## Begin
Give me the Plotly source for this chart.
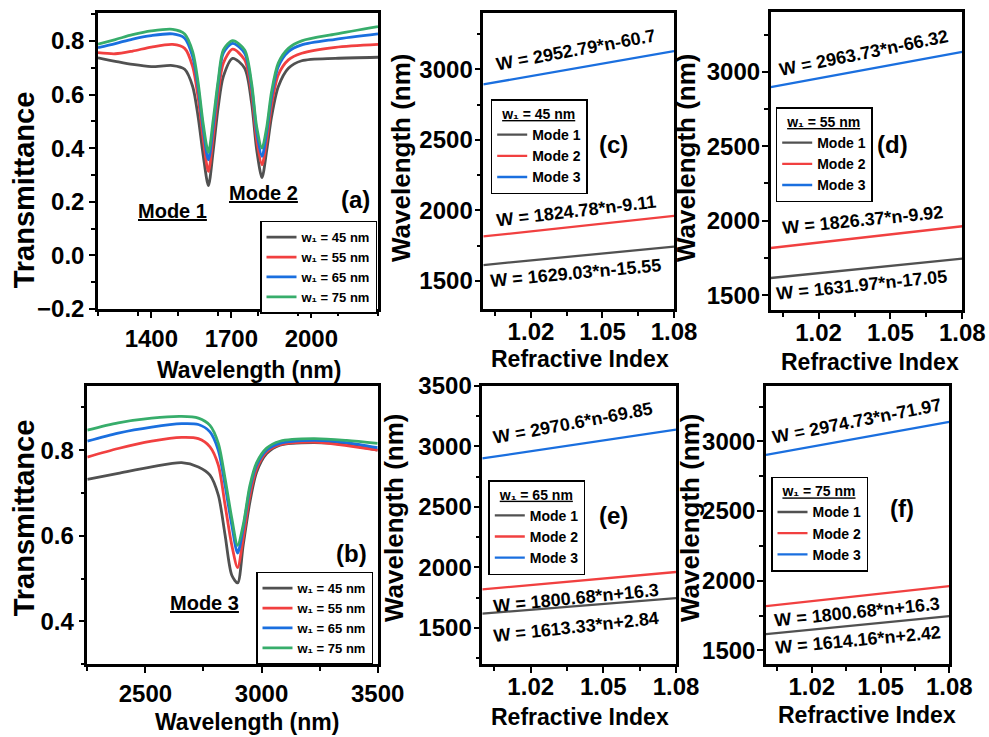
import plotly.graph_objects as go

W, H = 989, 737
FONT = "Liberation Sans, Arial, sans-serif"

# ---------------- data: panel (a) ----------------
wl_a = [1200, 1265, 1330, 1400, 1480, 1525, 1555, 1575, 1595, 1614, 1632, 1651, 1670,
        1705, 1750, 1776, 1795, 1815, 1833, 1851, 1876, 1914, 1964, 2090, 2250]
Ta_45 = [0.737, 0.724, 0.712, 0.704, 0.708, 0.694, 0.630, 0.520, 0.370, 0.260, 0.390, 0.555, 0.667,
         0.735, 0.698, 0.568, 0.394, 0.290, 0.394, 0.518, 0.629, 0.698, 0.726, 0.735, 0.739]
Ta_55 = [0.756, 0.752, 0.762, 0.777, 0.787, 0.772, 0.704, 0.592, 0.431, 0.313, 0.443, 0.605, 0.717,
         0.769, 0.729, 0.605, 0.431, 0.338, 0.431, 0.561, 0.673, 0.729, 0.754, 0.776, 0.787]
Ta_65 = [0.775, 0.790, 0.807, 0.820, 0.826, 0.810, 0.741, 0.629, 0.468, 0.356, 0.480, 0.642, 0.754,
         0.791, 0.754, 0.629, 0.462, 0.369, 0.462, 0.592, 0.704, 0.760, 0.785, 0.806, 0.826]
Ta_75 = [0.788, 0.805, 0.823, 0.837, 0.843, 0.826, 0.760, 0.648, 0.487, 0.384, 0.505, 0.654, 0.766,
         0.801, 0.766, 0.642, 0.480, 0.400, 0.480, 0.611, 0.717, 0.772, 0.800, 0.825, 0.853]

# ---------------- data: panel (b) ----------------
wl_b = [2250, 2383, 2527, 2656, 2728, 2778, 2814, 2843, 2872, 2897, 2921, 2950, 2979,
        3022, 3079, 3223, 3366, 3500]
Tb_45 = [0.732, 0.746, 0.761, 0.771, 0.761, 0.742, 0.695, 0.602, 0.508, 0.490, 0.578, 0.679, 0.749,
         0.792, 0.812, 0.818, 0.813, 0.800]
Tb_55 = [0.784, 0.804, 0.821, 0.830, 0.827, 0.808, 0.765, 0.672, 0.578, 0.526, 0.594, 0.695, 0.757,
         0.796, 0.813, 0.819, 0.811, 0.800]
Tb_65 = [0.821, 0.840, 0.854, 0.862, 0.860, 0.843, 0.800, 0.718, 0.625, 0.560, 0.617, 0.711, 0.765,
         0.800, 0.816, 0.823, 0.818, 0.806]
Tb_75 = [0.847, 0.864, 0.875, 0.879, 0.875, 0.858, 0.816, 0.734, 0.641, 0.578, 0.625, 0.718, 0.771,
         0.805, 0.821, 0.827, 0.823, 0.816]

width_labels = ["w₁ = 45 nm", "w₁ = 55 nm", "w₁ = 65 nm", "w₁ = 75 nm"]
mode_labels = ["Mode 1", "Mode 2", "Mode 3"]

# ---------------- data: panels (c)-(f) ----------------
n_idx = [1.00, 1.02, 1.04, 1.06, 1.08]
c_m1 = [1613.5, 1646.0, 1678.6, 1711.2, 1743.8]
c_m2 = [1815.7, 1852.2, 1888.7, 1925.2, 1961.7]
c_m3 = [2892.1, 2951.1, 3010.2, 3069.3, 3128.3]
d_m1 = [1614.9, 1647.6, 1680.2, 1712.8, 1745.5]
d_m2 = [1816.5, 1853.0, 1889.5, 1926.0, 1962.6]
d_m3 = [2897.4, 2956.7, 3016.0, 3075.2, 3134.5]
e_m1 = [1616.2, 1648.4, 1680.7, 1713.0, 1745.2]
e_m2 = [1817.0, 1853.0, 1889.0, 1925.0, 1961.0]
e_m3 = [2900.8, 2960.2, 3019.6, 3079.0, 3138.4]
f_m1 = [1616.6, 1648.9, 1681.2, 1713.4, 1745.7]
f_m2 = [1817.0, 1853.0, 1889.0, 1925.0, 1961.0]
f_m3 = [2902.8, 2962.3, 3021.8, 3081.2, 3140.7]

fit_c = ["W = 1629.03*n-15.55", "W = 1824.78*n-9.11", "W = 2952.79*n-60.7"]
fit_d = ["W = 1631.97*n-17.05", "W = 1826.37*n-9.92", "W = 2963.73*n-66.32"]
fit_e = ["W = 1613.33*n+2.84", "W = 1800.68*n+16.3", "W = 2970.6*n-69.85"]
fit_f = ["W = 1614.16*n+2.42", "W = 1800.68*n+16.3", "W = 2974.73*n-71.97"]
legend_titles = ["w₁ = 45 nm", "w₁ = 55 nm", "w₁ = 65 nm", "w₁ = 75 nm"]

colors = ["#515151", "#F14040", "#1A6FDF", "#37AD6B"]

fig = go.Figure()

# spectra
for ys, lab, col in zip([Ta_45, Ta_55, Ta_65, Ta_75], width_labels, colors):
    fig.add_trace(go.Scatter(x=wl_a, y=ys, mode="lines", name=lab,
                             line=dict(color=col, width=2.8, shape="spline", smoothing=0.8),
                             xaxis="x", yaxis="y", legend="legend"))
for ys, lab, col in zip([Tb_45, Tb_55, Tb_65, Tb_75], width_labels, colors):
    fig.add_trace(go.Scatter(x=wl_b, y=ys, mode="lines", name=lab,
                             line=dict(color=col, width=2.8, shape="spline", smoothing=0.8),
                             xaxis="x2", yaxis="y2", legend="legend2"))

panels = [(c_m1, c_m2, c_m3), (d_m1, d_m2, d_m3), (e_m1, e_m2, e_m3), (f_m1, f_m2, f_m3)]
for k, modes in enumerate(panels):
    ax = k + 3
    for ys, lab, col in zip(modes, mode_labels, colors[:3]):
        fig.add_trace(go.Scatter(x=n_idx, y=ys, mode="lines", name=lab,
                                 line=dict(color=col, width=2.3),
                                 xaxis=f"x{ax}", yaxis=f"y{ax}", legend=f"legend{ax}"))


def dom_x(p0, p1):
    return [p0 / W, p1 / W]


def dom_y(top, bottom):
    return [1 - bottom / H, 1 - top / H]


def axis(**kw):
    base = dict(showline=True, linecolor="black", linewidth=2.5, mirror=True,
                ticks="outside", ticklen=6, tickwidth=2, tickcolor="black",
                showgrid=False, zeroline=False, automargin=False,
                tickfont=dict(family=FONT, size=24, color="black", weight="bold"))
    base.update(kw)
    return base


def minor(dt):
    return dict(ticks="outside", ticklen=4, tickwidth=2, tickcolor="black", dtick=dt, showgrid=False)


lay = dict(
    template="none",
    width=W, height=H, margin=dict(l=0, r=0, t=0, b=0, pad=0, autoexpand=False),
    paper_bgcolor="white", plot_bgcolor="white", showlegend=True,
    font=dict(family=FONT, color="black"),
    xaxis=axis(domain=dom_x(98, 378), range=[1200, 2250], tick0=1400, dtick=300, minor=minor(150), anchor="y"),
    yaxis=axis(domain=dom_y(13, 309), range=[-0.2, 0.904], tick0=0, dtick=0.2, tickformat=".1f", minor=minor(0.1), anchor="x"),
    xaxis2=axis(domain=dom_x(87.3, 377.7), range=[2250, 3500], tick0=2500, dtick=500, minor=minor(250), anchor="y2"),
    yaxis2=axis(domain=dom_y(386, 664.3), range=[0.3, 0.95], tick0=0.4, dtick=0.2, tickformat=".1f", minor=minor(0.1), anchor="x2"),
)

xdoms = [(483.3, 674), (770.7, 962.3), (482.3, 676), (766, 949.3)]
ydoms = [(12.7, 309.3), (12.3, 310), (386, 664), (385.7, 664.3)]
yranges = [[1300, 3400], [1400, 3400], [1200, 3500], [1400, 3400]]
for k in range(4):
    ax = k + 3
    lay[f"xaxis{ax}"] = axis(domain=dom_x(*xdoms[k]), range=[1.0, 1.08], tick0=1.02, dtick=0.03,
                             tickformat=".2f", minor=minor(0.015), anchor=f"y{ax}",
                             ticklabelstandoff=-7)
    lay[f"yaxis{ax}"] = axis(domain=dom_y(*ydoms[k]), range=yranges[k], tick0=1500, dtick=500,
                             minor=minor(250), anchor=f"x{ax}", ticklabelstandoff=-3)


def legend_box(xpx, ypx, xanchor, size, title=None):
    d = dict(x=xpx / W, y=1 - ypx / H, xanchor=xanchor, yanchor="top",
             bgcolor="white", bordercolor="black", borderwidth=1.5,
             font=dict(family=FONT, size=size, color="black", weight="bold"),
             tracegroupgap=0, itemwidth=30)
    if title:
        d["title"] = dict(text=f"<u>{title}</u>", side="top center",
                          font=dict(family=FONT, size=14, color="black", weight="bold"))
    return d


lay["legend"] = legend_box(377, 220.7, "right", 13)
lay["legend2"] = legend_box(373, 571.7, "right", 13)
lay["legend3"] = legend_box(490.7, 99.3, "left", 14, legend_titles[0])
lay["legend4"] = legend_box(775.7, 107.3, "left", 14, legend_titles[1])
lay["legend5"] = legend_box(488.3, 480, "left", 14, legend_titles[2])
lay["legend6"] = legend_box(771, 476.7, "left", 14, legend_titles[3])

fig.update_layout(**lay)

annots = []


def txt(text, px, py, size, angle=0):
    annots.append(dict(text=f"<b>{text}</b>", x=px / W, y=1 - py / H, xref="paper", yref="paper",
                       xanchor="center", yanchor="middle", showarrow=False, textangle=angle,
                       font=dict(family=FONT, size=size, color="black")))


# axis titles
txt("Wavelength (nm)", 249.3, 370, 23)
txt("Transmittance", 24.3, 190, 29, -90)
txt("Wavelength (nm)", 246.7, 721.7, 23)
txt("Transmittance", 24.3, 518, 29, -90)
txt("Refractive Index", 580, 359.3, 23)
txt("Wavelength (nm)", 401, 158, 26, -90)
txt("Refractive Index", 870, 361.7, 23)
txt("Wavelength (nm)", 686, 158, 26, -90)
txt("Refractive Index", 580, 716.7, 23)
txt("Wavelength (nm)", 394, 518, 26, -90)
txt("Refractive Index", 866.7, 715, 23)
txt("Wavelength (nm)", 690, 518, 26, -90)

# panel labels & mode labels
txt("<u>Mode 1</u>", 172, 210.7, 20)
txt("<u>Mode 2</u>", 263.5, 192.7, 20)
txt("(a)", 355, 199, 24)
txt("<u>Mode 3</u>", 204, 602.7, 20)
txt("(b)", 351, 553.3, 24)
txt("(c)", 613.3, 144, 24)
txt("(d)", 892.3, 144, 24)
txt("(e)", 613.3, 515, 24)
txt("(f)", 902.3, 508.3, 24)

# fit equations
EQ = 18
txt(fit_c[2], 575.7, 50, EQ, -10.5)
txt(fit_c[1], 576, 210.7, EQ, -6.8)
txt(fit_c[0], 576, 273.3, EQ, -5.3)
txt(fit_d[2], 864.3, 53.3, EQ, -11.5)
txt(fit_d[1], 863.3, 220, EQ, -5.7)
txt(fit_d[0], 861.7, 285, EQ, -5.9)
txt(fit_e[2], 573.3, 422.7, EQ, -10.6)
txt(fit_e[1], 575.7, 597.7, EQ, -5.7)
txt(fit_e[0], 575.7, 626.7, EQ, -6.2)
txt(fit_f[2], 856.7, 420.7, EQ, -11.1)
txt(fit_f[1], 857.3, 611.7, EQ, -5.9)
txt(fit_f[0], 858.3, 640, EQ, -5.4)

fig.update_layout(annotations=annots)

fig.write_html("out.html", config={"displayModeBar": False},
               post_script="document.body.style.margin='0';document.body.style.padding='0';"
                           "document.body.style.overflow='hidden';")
## End
_AIM OF THE TASK:_ Pictures stay out. Print the data exactly, from its first line through the line containing "0.800, 0.825, 0.853]".

_OUTPUT OF THE TASK:_
Give me the Plotly source for this chart.
import plotly.graph_objects as go

W, H = 989, 737
FONT = "Liberation Sans, Arial, sans-serif"

# ---------------- data: panel (a) ----------------
wl_a = [1200, 1265, 1330, 1400, 1480, 1525, 1555, 1575, 1595, 1614, 1632, 1651, 1670,
        1705, 1750, 1776, 1795, 1815, 1833, 1851, 1876, 1914, 1964, 2090, 2250]
Ta_45 = [0.737, 0.724, 0.712, 0.704, 0.708, 0.694, 0.630, 0.520, 0.370, 0.260, 0.390, 0.555, 0.667,
         0.735, 0.698, 0.568, 0.394, 0.290, 0.394, 0.518, 0.629, 0.698, 0.726, 0.735, 0.739]
Ta_55 = [0.756, 0.752, 0.762, 0.777, 0.787, 0.772, 0.704, 0.592, 0.431, 0.313, 0.443, 0.605, 0.717,
         0.769, 0.729, 0.605, 0.431, 0.338, 0.431, 0.561, 0.673, 0.729, 0.754, 0.776, 0.787]
Ta_65 = [0.775, 0.790, 0.807, 0.820, 0.826, 0.810, 0.741, 0.629, 0.468, 0.356, 0.480, 0.642, 0.754,
         0.791, 0.754, 0.629, 0.462, 0.369, 0.462, 0.592, 0.704, 0.760, 0.785, 0.806, 0.826]
Ta_75 = [0.788, 0.805, 0.823, 0.837, 0.843, 0.826, 0.760, 0.648, 0.487, 0.384, 0.505, 0.654, 0.766,
         0.801, 0.766, 0.642, 0.480, 0.400, 0.480, 0.611, 0.717, 0.772, 0.800, 0.825, 0.853]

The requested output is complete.